Erano tutti soddisfatti e contenti. Il giorno dopo, prima di prendere l’aereo, le nostre suore vanno a trovare il vescovo, della cui diocesi Jatai fa parte, per parlargli della proposta che hanno ricevuto. Il vescovo è contrario a questo trasferimento, perché teme che il lavoro fatto vada in fumo e i protestanti prendano il sopravvento.

– È vero, Eccellenza – risponde suor Matilde –, ma Jatai sembra un vicolo cieco, mentre rinunciare a Cravinhos vorrebbe dire gettare via una grande prospettiva per il nostro istituto. Certo, se fossimo più numerose in Italia, potremmo chiedere di mandare qui altre suore per continuare a gestire Jatai senza sacrificare Cravinhos. Ma è una richiesta che non mi sento nemmeno di fare alla mia superiora generale.

La struttura era ormai allo sbando. Ognuno decideva per proprio conto e le decisioni di un giorno venivano annullate in quello successivo.

In questa situazione di avvilimento giunse, alla vigilia di Pasqua, la notizia che Florenzia era morta. Fu un colpo duro perché inaspettato. Le suore si chiusero in lutto per piangere la Madre scomparsa, ma siccome si era in periodo pasquale, si dovette aspettare il 10 aprile per celebrare le esequie nella cappella.
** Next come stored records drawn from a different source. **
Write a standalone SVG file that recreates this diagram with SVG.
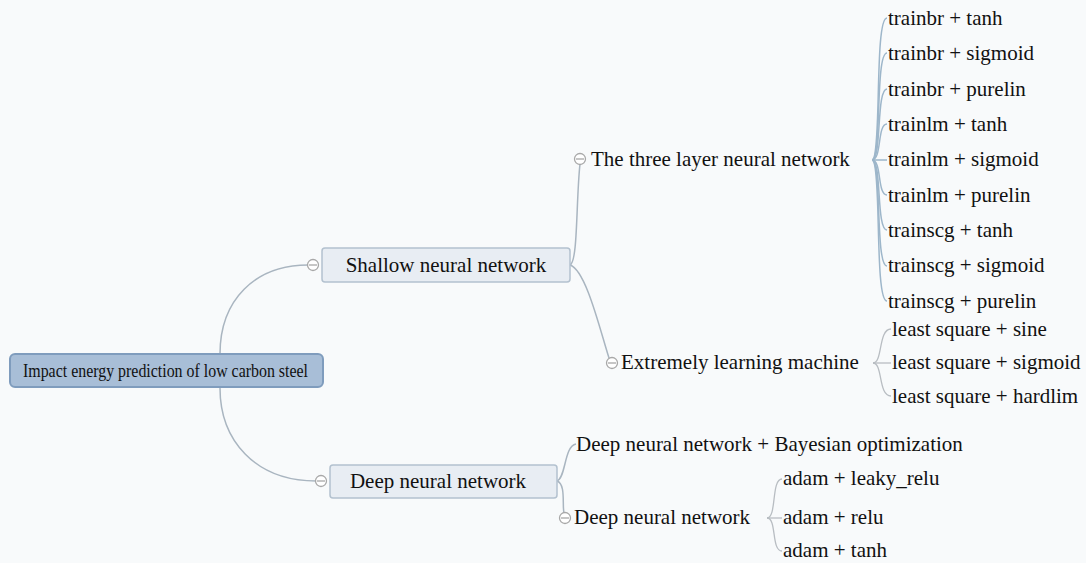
<svg xmlns="http://www.w3.org/2000/svg" width="1086" height="563" viewBox="0 0 1086 563">
<defs>
<style>
.root{fill:#a8bed7;stroke:#7f9cbd;stroke-width:2}
.main{fill:#e8edf3;stroke:#b3c1cf;stroke-width:1.5}
.ln{fill:none;stroke:#a9b5c0;stroke-width:1.5}
.lb{fill:none;stroke:#9db6ca;stroke-width:1.5}
.lg{fill:none;stroke:#b8bdc2;stroke-width:1.3}
.tog{fill:#fff;stroke:#a8a8a8;stroke-width:1.3}
.togm{stroke:#a8a8a8;stroke-width:1.3}
.t{font-family:Liberation Serif,DejaVu Serif,serif;font-size:21px;fill:#111}
</style>
<g id="toggle"><circle class="tog" cx="0" cy="0" r="5.5"/><line class="togm" x1="-4" y1="0" x2="4" y2="0"/></g>
</defs>
<rect width="1086" height="563" fill="#f8fafb"/>
<g id="connectors">
<path class="ln" d="M220 354 C220 300 255 265 308 265"/>
<path class="ln" d="M220 388 C220 440 255 481 316 481"/>
<path class="ln" d="M570 265 C578 262 576 200 580 164"/>
<path class="ln" d="M570 265 C586 270 600 330 609 358"/>
<path class="ln" d="M557 481 C566 478 564 446 576 444"/>
<path class="ln" d="M557 481 C566 484 562 505 564 513"/>
<g id="three-layer-brace">
<path class="lb" d="M872 160 C882 160 874 18 887 18"/>
<path class="lb" d="M872 160 C882 160 875 53 887 53"/>
<path class="lb" d="M872 160 C882 160 876 89 887 89"/>
<path class="lb" d="M872 160 C882 160 877 124 887 124"/>
<path class="lb" d="M872 160 L887 160"/>
<path class="lb" d="M872 160 C882 160 877 195 887 195"/>
<path class="lb" d="M872 160 C882 160 876 230 887 230"/>
<path class="lb" d="M872 160 C882 160 875 266 887 266"/>
<path class="lb" d="M872 160 C882 160 874 301 887 301"/>
</g>
<g id="elm-brace">
<path class="lg" d="M873 363 C883 363 878 329 891 329"/>
<path class="lg" d="M873 363 L891 363"/>
<path class="lg" d="M873 363 C883 363 878 396 891 396"/>
</g>
<g id="adam-brace">
<path class="lg" d="M767 518 C777 518 771 479 782 479"/>
<path class="lg" d="M767 518 L782 518"/>
<path class="lg" d="M767 518 C777 518 771 551 782 551"/>
</g>
</g>
<g id="root">
<rect class="root" x="10" y="354" width="313" height="33" rx="5"/>
<text class="t" x="23" y="377" style="font-size:19px" textLength="285" lengthAdjust="spacingAndGlyphs">Impact energy prediction of low carbon steel</text>
</g>
<g id="shallow">
<rect class="main" x="322" y="248" width="248" height="34" rx="3"/>
<text class="t" x="446" y="272" text-anchor="middle">Shallow neural network</text>
<use href="#toggle" x="313" y="265"/>
</g>
<g id="deep">
<rect class="main" x="330" y="465" width="227" height="33" rx="3"/>
<text class="t" x="438" y="488" text-anchor="middle">Deep neural network</text>
<use href="#toggle" x="321" y="481"/>
</g>
<g id="three-layer">
<use href="#toggle" x="580" y="159"/>
<text class="t" x="591" y="166">The three layer neural network</text>
</g>
<g id="elm">
<use href="#toggle" x="612" y="363"/>
<text class="t" x="621" y="369">Extremely learning machine</text>
</g>
<g id="dnn-bayes"><text class="t" x="576" y="451">Deep neural network + Bayesian optimization</text></g>
<g id="dnn">
<use href="#toggle" x="565" y="518"/>
<text class="t" x="574" y="524">Deep neural network</text>
</g>
<g id="leaves-three">
<text class="t" x="888" y="25">trainbr + tanh</text>
<text class="t" x="888" y="60">trainbr + sigmoid</text>
<text class="t" x="888" y="96">trainbr + purelin</text>
<text class="t" x="888" y="131">trainlm + tanh</text>
<text class="t" x="888" y="166">trainlm + sigmoid</text>
<text class="t" x="888" y="202">trainlm + purelin</text>
<text class="t" x="888" y="237">trainscg + tanh</text>
<text class="t" x="888" y="272">trainscg + sigmoid</text>
<text class="t" x="888" y="308">trainscg + purelin</text>
</g>
<g id="leaves-elm">
<text class="t" x="892" y="336">least square + sine</text>
<text class="t" x="892" y="369">least square + sigmoid</text>
<text class="t" x="892" y="403">least square + hardlim</text>
</g>
<g id="leaves-adam">
<text class="t" x="783" y="485">adam + leaky_relu</text>
<text class="t" x="783" y="524">adam + relu</text>
<text class="t" x="783" y="557">adam + tanh</text>
</g>
</svg>
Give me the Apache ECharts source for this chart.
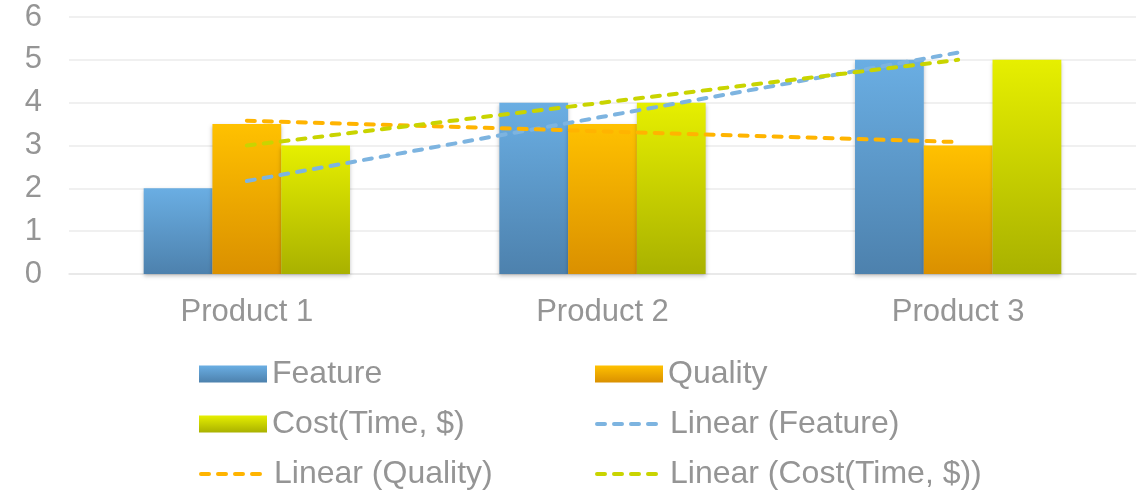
<!DOCTYPE html>
<html>
<head>
<meta charset="utf-8">
<script src="https://cdn.jsdelivr.net/npm/echarts@6/dist/echarts.min.js"></script>
<style>
html,body{margin:0;padding:0;background:#fff;}
#c{width:1145px;height:497px;}
</style>
</head>
<body>
<div id="c"></div>
<script>
var categories = ['Product 1', 'Product 2', 'Product 3'];
var featureValues = [2, 4, 5];
var qualityValues = [3.5, 3.5, 3];
var costValues = [3, 4, 5];
var featureTrend = [2.17, 3.67, 5.17];
var qualityTrend = [3.58, 3.33, 3.08];
var costTrend = [3, 4, 5];
var yTicks = [0, 1, 2, 3, 4, 5, 6];

var FONT = '"Liberation Sans", Arial, sans-serif';
var GRAY = '#959595';

function grad(top, bottom) {
  return new echarts.graphic.LinearGradient(0, 0, 0, 1, [
    {offset: 0, color: top}, {offset: 1, color: bottom}
  ]);
}
var featureColor = grad('#6aaee3', '#4d81ad');
var qualityColor = grad('#ffc100', '#da9000');
var costColor = grad('#e6ef00', '#a9b100');

var trendColors = {'Linear (Feature)': '#7db4e0', 'Linear (Quality)': '#ffb400', 'Linear (Cost(Time, $))': '#c9d400'};
var dashStyle = {width: 4, type: [8, 9], cap: 'round'};

function barSeries(name, data, color) {
  return {
    name: name, type: 'bar', data: data,
    barGap: '0%', barCategoryGap: '42%',
    itemStyle: {color: color, shadowBlur: 4, shadowColor: 'rgba(0,0,0,0.25)', shadowOffsetY: 2}
  };
}
function trendSeries(name, data) {
  var color = trendColors[name];
  return {
    name: name, type: 'line', data: data, symbol: 'none', z: 5,
    lineStyle: Object.assign({color: color}, dashStyle),
    itemStyle: {color: color}
  };
}

function legendItem(name, left, top, isLine) {
  var item = {name: name};
  if (isLine) {
    item.itemStyle = {opacity: 0};
    item.lineStyle = Object.assign({color: trendColors[name], opacity: 1}, dashStyle);
  } else {
    item.icon = 'rect';
  }
  return {
    left: left, top: top, padding: 0, itemWidth: 68, itemHeight: 17, itemGap: 0,
    textStyle: {color: GRAY, fontSize: 32, fontFamily: FONT, lineHeight: 36},
    selectedMode: false,
    data: [item]
  };
}

var chart = echarts.init(document.getElementById('c'));
chart.setOption({
  animation: false,
  grid: {left: 69, right: 9, top: 17, bottom: 223, containLabel: false},
  legend: [
    legendItem('Feature', 199, 356, false),
    legendItem('Quality', 595, 356, false),
    legendItem('Cost(Time, $)', 199, 406, false),
    legendItem('Linear (Feature)', 595, 406, true),
    legendItem('Linear (Quality)', 199, 456, true),
    legendItem('Linear (Cost(Time, $))', 595, 456, true)
  ],
  xAxis: {
    type: 'category', data: categories,
    axisTick: {show: false},
    axisLine: {lineStyle: {color: '#e6e6e6', width: 1.5}},
    axisLabel: {color: GRAY, fontSize: 31, fontFamily: FONT, margin: 23}
  },
  yAxis: {
    type: 'value', min: yTicks[0], max: yTicks[yTicks.length - 1], interval: 1,
    axisLine: {show: false}, axisTick: {show: false},
    splitLine: {lineStyle: {color: '#ebebeb', width: 1.5}},
    axisLabel: {color: GRAY, fontSize: 31, fontFamily: FONT, margin: 27}
  },
  series: [
    barSeries('Feature', featureValues, featureColor),
    barSeries('Quality', qualityValues, qualityColor),
    barSeries('Cost(Time, $)', costValues, costColor),
    trendSeries('Linear (Feature)', featureTrend),
    trendSeries('Linear (Quality)', qualityTrend),
    trendSeries('Linear (Cost(Time, $))', costTrend)
  ]
});
</script>
</body>
</html>
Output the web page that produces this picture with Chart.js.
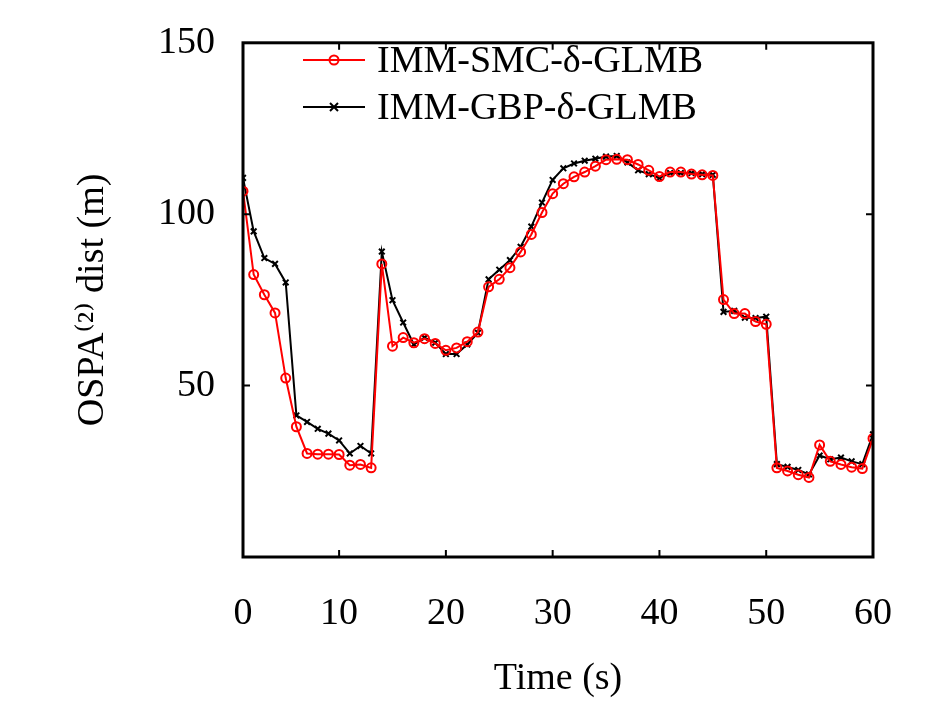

Intanto, insieme alla notizia della morte, era giunto il consenso per trasferirsi a Cravinhos.

Era l’ultimo atto di governo della sua congregazione che Florenzia aveva compiuto, prima di chiudere gli occhi per sempre. Negli stessi giorni arrivava una lettera del parroco di Cravinhos che informava che il contratto che le suore avevano inviato due mesi prima era stato ponderato dal vescovo locale, dalle autorità dell’ospedale e da lui stesso, ottenendo da tutti il pieno consenso.

Mancava solo il consenso del vescovo della diocesi di Jatai. Per convincerlo fu necessario che ci si appellasse a Roma, ma alla fine anche questo scoglio fu superato. Con tanta pena nel cuore perché, malgrado le sofferenze e le umiliazioni, in quei luoghi avevano investito anche tanta passione e tanta speranza.